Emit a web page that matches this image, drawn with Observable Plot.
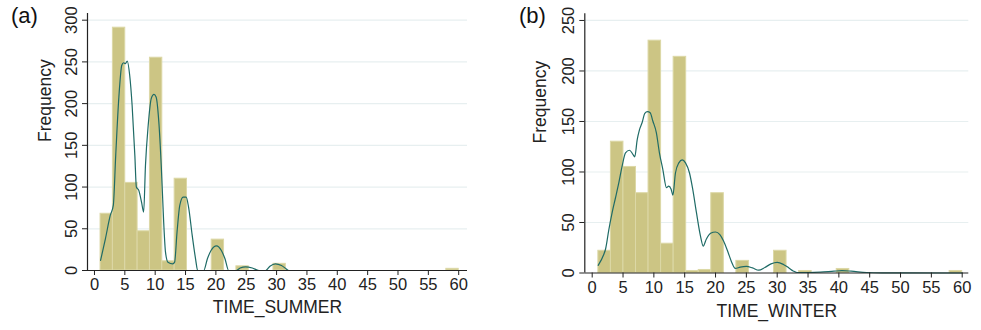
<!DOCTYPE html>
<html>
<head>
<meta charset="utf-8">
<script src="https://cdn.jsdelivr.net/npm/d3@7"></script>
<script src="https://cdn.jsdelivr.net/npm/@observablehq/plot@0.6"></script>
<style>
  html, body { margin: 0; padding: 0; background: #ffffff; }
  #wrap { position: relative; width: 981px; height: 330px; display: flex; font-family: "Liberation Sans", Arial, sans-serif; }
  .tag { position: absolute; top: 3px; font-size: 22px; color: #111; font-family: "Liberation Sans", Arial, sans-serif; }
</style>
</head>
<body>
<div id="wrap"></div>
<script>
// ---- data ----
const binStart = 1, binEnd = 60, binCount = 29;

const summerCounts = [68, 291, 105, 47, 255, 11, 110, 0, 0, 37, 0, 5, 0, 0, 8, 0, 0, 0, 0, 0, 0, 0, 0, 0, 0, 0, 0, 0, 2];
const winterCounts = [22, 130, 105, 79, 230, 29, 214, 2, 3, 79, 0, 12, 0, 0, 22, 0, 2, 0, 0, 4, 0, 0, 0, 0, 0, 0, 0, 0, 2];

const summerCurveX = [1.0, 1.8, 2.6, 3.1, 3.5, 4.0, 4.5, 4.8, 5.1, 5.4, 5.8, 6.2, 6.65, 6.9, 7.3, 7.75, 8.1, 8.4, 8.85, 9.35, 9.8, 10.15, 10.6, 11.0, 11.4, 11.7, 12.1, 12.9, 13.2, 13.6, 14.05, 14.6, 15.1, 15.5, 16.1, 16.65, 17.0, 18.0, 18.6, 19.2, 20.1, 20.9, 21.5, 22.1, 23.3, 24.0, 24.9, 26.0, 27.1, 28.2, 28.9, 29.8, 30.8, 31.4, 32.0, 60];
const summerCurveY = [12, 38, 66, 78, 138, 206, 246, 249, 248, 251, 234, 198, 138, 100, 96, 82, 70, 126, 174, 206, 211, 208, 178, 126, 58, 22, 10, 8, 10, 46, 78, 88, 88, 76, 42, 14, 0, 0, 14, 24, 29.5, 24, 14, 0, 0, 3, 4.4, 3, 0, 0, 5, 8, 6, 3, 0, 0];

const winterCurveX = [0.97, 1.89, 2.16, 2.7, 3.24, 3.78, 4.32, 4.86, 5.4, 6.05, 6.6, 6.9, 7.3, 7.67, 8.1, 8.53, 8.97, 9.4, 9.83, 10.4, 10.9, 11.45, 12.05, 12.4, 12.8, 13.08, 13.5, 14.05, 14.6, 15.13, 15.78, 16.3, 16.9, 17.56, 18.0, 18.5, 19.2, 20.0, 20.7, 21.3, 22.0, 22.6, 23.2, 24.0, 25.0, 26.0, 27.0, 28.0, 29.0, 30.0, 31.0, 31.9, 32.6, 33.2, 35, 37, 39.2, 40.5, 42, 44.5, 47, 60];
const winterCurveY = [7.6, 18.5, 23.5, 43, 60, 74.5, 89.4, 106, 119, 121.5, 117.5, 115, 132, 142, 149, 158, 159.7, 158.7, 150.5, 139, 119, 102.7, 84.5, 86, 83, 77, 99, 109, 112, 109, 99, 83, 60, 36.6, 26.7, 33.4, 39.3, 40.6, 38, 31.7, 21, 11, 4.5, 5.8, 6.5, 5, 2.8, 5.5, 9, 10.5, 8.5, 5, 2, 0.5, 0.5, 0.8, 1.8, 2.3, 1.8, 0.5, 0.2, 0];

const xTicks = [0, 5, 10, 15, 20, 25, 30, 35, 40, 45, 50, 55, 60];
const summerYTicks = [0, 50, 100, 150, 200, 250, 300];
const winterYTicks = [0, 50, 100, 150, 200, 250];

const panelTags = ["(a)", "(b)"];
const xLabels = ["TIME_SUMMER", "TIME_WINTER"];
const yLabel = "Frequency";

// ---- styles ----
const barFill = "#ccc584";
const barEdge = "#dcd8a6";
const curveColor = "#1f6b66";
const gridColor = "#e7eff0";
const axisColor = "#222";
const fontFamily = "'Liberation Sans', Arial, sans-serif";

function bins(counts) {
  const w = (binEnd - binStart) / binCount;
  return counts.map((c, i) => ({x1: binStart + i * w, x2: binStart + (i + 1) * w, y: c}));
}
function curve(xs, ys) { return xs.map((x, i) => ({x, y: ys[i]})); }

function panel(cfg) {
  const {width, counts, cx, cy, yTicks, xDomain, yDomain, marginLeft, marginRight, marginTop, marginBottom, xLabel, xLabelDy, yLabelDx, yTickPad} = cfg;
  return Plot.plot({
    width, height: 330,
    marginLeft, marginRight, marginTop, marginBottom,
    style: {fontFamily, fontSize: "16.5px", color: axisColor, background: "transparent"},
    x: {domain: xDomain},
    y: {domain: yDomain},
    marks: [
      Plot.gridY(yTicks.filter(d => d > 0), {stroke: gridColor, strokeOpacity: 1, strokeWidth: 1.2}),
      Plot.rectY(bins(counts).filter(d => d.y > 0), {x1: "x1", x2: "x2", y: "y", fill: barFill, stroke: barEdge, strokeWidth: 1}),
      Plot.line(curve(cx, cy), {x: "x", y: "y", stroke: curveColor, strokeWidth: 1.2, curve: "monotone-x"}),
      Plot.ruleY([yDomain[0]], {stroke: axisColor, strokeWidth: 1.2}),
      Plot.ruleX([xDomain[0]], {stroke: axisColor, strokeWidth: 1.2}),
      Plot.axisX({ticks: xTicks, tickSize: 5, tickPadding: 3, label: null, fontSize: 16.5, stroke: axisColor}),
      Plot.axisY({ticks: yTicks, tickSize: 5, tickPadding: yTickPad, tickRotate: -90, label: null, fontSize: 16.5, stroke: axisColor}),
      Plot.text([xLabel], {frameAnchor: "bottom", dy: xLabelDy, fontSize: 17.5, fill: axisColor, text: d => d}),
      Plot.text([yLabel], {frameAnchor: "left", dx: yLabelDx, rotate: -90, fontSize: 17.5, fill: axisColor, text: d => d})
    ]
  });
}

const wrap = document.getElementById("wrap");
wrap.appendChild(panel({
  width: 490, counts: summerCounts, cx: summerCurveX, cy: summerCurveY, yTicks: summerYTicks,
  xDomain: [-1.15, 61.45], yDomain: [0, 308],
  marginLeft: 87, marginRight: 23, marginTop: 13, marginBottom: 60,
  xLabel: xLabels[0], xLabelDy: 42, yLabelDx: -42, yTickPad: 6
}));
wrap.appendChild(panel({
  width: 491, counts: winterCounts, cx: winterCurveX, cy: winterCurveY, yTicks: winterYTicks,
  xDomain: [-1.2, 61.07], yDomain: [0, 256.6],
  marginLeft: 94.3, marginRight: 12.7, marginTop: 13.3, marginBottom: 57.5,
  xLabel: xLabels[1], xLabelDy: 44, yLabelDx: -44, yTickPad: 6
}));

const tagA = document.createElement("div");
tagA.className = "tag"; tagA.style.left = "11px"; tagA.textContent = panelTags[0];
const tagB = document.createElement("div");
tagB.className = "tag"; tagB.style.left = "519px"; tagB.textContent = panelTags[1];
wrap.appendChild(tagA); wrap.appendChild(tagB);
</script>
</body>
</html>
• • • •
▶ **What you are asked to do**
Omit the pictures, then quote the rest of the material above exactly.

▶ **Reply to the task**
Emit a web page that matches this image, drawn with Observable Plot.
<!DOCTYPE html>
<html>
<head>
<meta charset="utf-8">
<script src="https://cdn.jsdelivr.net/npm/d3@7"></script>
<script src="https://cdn.jsdelivr.net/npm/@observablehq/plot@0.6"></script>
<style>
  html, body { margin: 0; padding: 0; background: #ffffff; }
  #wrap { position: relative; width: 981px; height: 330px; display: flex; font-family: "Liberation Sans", Arial, sans-serif; }
  .tag { position: absolute; top: 3px; font-size: 22px; color: #111; font-family: "Liberation Sans", Arial, sans-serif; }
</style>
</head>
<body>
<div id="wrap"></div>
<script>
// ---- data ----
const binStart = 1, binEnd = 60, binCount = 29;

const summerCounts = [68, 291, 105, 47, 255, 11, 110, 0, 0, 37, 0, 5, 0, 0, 8, 0, 0, 0, 0, 0, 0, 0, 0, 0, 0, 0, 0, 0, 2];
const winterCounts = [22, 130, 105, 79, 230, 29, 214, 2, 3, 79, 0, 12, 0, 0, 22, 0, 2, 0, 0, 4, 0, 0, 0, 0, 0, 0, 0, 0, 2];

const summerCurveX = [1.0, 1.8, 2.6, 3.1, 3.5, 4.0, 4.5, 4.8, 5.1, 5.4, 5.8, 6.2, 6.65, 6.9, 7.3, 7.75, 8.1, 8.4, 8.85, 9.35, 9.8, 10.15, 10.6, 11.0, 11.4, 11.7, 12.1, 12.9, 13.2, 13.6, 14.05, 14.6, 15.1, 15.5, 16.1, 16.65, 17.0, 18.0, 18.6, 19.2, 20.1, 20.9, 21.5, 22.1, 23.3, 24.0, 24.9, 26.0, 27.1, 28.2, 28.9, 29.8, 30.8, 31.4, 32.0, 60];
const summerCurveY = [12, 38, 66, 78, 138, 206, 246, 249, 248, 251, 234, 198, 138, 100, 96, 82, 70, 126, 174, 206, 211, 208, 178, 126, 58, 22, 10, 8, 10, 46, 78, 88, 88, 76, 42, 14, 0, 0, 14, 24, 29.5, 24, 14, 0, 0, 3, 4.4, 3, 0, 0, 5, 8, 6, 3, 0, 0];

const winterCurveX = [0.97, 1.89, 2.16, 2.7, 3.24, 3.78, 4.32, 4.86, 5.4, 6.05, 6.6, 6.9, 7.3, 7.67, 8.1, 8.53, 8.97, 9.4, 9.83, 10.4, 10.9, 11.45, 12.05, 12.4, 12.8, 13.08, 13.5, 14.05, 14.6, 15.13, 15.78, 16.3, 16.9, 17.56, 18.0, 18.5, 19.2, 20.0, 20.7, 21.3, 22.0, 22.6, 23.2, 24.0, 25.0, 26.0, 27.0, 28.0, 29.0, 30.0, 31.0, 31.9, 32.6, 33.2, 35, 37, 39.2, 40.5, 42, 44.5, 47, 60];
const winterCurveY = [7.6, 18.5, 23.5, 43, 60, 74.5, 89.4, 106, 119, 121.5, 117.5, 115, 132, 142, 149, 158, 159.7, 158.7, 150.5, 139, 119, 102.7, 84.5, 86, 83, 77, 99, 109, 112, 109, 99, 83, 60, 36.6, 26.7, 33.4, 39.3, 40.6, 38, 31.7, 21, 11, 4.5, 5.8, 6.5, 5, 2.8, 5.5, 9, 10.5, 8.5, 5, 2, 0.5, 0.5, 0.8, 1.8, 2.3, 1.8, 0.5, 0.2, 0];

const xTicks = [0, 5, 10, 15, 20, 25, 30, 35, 40, 45, 50, 55, 60];
const summerYTicks = [0, 50, 100, 150, 200, 250, 300];
const winterYTicks = [0, 50, 100, 150, 200, 250];

const panelTags = ["(a)", "(b)"];
const xLabels = ["TIME_SUMMER", "TIME_WINTER"];
const yLabel = "Frequency";

// ---- styles ----
const barFill = "#ccc584";
const barEdge = "#dcd8a6";
const curveColor = "#1f6b66";
const gridColor = "#e7eff0";
const axisColor = "#222";
const fontFamily = "'Liberation Sans', Arial, sans-serif";

function bins(counts) {
  const w = (binEnd - binStart) / binCount;
  return counts.map((c, i) => ({x1: binStart + i * w, x2: binStart + (i + 1) * w, y: c}));
}
function curve(xs, ys) { return xs.map((x, i) => ({x, y: ys[i]})); }

function panel(cfg) {
  const {width, counts, cx, cy, yTicks, xDomain, yDomain, marginLeft, marginRight, marginTop, marginBottom, xLabel, xLabelDy, yLabelDx, yTickPad} = cfg;
  return Plot.plot({
    width, height: 330,
    marginLeft, marginRight, marginTop, marginBottom,
    style: {fontFamily, fontSize: "16.5px", color: axisColor, background: "transparent"},
    x: {domain: xDomain},
    y: {domain: yDomain},
    marks: [
      Plot.gridY(yTicks.filter(d => d > 0), {stroke: gridColor, strokeOpacity: 1, strokeWidth: 1.2}),
      Plot.rectY(bins(counts).filter(d => d.y > 0), {x1: "x1", x2: "x2", y: "y", fill: barFill, stroke: barEdge, strokeWidth: 1}),
      Plot.line(curve(cx, cy), {x: "x", y: "y", stroke: curveColor, strokeWidth: 1.2, curve: "monotone-x"}),
      Plot.ruleY([yDomain[0]], {stroke: axisColor, strokeWidth: 1.2}),
      Plot.ruleX([xDomain[0]], {stroke: axisColor, strokeWidth: 1.2}),
      Plot.axisX({ticks: xTicks, tickSize: 5, tickPadding: 3, label: null, fontSize: 16.5, stroke: axisColor}),
      Plot.axisY({ticks: yTicks, tickSize: 5, tickPadding: yTickPad, tickRotate: -90, label: null, fontSize: 16.5, stroke: axisColor}),
      Plot.text([xLabel], {frameAnchor: "bottom", dy: xLabelDy, fontSize: 17.5, fill: axisColor, text: d => d}),
      Plot.text([yLabel], {frameAnchor: "left", dx: yLabelDx, rotate: -90, fontSize: 17.5, fill: axisColor, text: d => d})
    ]
  });
}

const wrap = document.getElementById("wrap");
wrap.appendChild(panel({
  width: 490, counts: summerCounts, cx: summerCurveX, cy: summerCurveY, yTicks: summerYTicks,
  xDomain: [-1.15, 61.45], yDomain: [0, 308],
  marginLeft: 87, marginRight: 23, marginTop: 13, marginBottom: 60,
  xLabel: xLabels[0], xLabelDy: 42, yLabelDx: -42, yTickPad: 6
}));
wrap.appendChild(panel({
  width: 491, counts: winterCounts, cx: winterCurveX, cy: winterCurveY, yTicks: winterYTicks,
  xDomain: [-1.2, 61.07], yDomain: [0, 256.6],
  marginLeft: 94.3, marginRight: 12.7, marginTop: 13.3, marginBottom: 57.5,
  xLabel: xLabels[1], xLabelDy: 44, yLabelDx: -44, yTickPad: 6
}));

const tagA = document.createElement("div");
tagA.className = "tag"; tagA.style.left = "11px"; tagA.textContent = panelTags[0];
const tagB = document.createElement("div");
tagB.className = "tag"; tagB.style.left = "519px"; tagB.textContent = panelTags[1];
wrap.appendChild(tagA); wrap.appendChild(tagB);
</script>
</body>
</html>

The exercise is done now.